Pray for God’s favor upon this case, that the Court would choose to hear it (grant “certiorari”), and seeing this illustration of judicial tyranny against a few (depriving these small, disabled, and helpless persons, within the jurisdiction of the United States of America, of their rights to life and liberty without ANY process of law or ANY protection of the laws), rule authoritatively that Roe was wrongly decided and must be overturned.
Pray that God would bring shame upon any Americans who would continue to promote this evil.
 Box v. Planned Parenthood of Ind. & Ky., Inc., 9139 S. Ct. 1780, 1791 (2019) (Thomas, J., concurring) (“In Iceland, the abortion rate for children diagnosed with Down syndrome in utero approaches 100%.”).
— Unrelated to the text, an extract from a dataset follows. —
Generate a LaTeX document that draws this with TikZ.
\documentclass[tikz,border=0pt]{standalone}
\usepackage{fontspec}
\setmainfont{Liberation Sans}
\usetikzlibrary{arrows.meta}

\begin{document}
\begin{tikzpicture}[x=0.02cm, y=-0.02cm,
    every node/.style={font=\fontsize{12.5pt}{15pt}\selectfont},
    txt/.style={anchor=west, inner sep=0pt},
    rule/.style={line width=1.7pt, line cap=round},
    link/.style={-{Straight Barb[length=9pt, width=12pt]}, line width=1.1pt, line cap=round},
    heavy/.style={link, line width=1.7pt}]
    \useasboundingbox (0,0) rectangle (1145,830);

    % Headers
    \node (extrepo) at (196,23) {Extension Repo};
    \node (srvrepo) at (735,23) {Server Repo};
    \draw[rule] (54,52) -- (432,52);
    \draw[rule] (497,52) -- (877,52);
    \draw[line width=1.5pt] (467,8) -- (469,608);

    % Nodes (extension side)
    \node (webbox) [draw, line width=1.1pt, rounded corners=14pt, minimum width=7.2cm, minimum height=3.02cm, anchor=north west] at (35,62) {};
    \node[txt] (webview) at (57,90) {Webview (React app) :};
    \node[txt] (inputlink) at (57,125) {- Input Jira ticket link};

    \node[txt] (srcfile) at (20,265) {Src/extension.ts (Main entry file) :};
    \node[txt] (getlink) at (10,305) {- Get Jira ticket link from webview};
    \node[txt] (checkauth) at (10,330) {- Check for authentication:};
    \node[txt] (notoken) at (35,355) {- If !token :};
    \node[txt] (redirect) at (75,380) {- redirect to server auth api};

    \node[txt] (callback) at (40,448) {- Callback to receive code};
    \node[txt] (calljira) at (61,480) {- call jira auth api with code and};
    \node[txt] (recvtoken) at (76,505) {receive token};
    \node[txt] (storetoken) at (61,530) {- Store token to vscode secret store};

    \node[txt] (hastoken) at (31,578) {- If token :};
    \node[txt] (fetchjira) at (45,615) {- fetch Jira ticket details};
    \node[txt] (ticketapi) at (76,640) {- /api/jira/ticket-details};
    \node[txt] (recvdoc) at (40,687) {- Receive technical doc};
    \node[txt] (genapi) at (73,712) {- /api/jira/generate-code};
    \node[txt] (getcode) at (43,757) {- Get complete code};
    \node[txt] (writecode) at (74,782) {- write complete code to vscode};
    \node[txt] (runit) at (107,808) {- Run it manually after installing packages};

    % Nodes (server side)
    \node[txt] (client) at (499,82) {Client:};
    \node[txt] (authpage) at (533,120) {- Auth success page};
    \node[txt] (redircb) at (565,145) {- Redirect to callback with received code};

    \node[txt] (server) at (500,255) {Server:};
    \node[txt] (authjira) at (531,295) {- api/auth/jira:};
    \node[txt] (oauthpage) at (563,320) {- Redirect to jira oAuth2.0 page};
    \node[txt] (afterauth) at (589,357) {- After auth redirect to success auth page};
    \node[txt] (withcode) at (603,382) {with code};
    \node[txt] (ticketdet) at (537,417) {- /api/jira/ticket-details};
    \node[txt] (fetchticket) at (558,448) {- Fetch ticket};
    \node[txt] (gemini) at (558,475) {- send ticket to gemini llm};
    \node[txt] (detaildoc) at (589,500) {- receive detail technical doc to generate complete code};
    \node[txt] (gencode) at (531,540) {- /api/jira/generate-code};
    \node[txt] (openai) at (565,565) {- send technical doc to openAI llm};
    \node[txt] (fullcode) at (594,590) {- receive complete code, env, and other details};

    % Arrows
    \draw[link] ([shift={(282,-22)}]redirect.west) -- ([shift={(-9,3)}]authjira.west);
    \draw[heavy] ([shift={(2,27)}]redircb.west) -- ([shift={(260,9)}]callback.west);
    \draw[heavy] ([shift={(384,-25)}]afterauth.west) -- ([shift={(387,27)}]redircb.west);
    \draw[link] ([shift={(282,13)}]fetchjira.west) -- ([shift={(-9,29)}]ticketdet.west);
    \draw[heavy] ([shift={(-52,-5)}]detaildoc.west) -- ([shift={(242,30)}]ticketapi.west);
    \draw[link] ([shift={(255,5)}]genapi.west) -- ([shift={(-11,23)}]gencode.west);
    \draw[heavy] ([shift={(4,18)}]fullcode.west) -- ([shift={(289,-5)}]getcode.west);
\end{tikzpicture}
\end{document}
 Historically, “anyone who takes the life of a human being is to be put to death.” According to the Indiana Code, 35-42-1-1, a person who knowingly or intentionally kills another human being commits murder, a felony. States since Roe have added vague words to accommodate their legalization of murder, for example, Illinois Code 720 ILCS 5/9-1 specifies that a person who kills an individual without lawful justification commits first degree murder.
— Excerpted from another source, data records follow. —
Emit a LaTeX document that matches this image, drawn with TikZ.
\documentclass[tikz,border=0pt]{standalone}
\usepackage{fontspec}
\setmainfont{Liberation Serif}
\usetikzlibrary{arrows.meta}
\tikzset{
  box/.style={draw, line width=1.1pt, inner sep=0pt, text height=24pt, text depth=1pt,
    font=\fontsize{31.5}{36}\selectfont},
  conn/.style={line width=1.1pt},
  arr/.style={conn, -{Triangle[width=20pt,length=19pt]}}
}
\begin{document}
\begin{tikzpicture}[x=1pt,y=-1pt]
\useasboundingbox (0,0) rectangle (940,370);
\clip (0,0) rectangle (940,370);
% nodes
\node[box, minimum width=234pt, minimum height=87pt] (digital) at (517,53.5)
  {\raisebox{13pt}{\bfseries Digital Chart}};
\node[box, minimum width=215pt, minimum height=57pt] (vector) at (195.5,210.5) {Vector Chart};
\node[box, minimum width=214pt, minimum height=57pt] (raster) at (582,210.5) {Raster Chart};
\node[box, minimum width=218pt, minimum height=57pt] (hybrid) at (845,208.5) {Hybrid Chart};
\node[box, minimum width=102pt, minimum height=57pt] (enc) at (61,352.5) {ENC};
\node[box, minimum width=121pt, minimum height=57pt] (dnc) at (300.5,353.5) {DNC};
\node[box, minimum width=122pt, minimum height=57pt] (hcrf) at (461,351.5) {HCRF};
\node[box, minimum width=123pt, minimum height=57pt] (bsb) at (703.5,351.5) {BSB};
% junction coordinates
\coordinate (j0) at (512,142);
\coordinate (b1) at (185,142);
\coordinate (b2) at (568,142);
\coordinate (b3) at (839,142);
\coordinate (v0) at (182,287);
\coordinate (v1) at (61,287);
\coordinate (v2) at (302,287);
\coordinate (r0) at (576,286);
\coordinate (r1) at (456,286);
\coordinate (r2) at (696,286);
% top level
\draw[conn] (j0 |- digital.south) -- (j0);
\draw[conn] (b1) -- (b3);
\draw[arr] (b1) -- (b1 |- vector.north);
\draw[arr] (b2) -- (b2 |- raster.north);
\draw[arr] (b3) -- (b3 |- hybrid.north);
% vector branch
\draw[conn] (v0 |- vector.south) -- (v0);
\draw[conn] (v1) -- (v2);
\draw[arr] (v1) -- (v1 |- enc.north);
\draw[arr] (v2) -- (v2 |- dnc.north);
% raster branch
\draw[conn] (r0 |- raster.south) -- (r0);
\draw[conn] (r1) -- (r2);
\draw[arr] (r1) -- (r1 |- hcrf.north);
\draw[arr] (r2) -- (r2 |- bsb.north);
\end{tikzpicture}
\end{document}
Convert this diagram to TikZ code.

 The three theories of constitutional interpretation taught in contemporary law schools: Natural Law (e.g., Clarence Thomas): there is an objective higher law (of the Creator in our case, though they don’t typically mention that source) which man can never supersede, and upon which the Constitution is based; Strict Construction (e.g., Scalia, Rehnquist): the Constitution can only be understood as what the document itself was understood to mean when passed; and Living Constitution (e.g., Oliver Wendell Holmes, Stevens, Ginsburg, Breyer, Kagan, Sotomayor): the Constitution means what Justices believe it means based upon their own current understanding (a subterfuge to enable Judges to ignore the text of the Constitution and substitute their own opinions). Holmes is the author of Buck v. Bell, saying that “three generations of imbeciles are enough,” while upholding forced sterilization of the intellectually disabled.)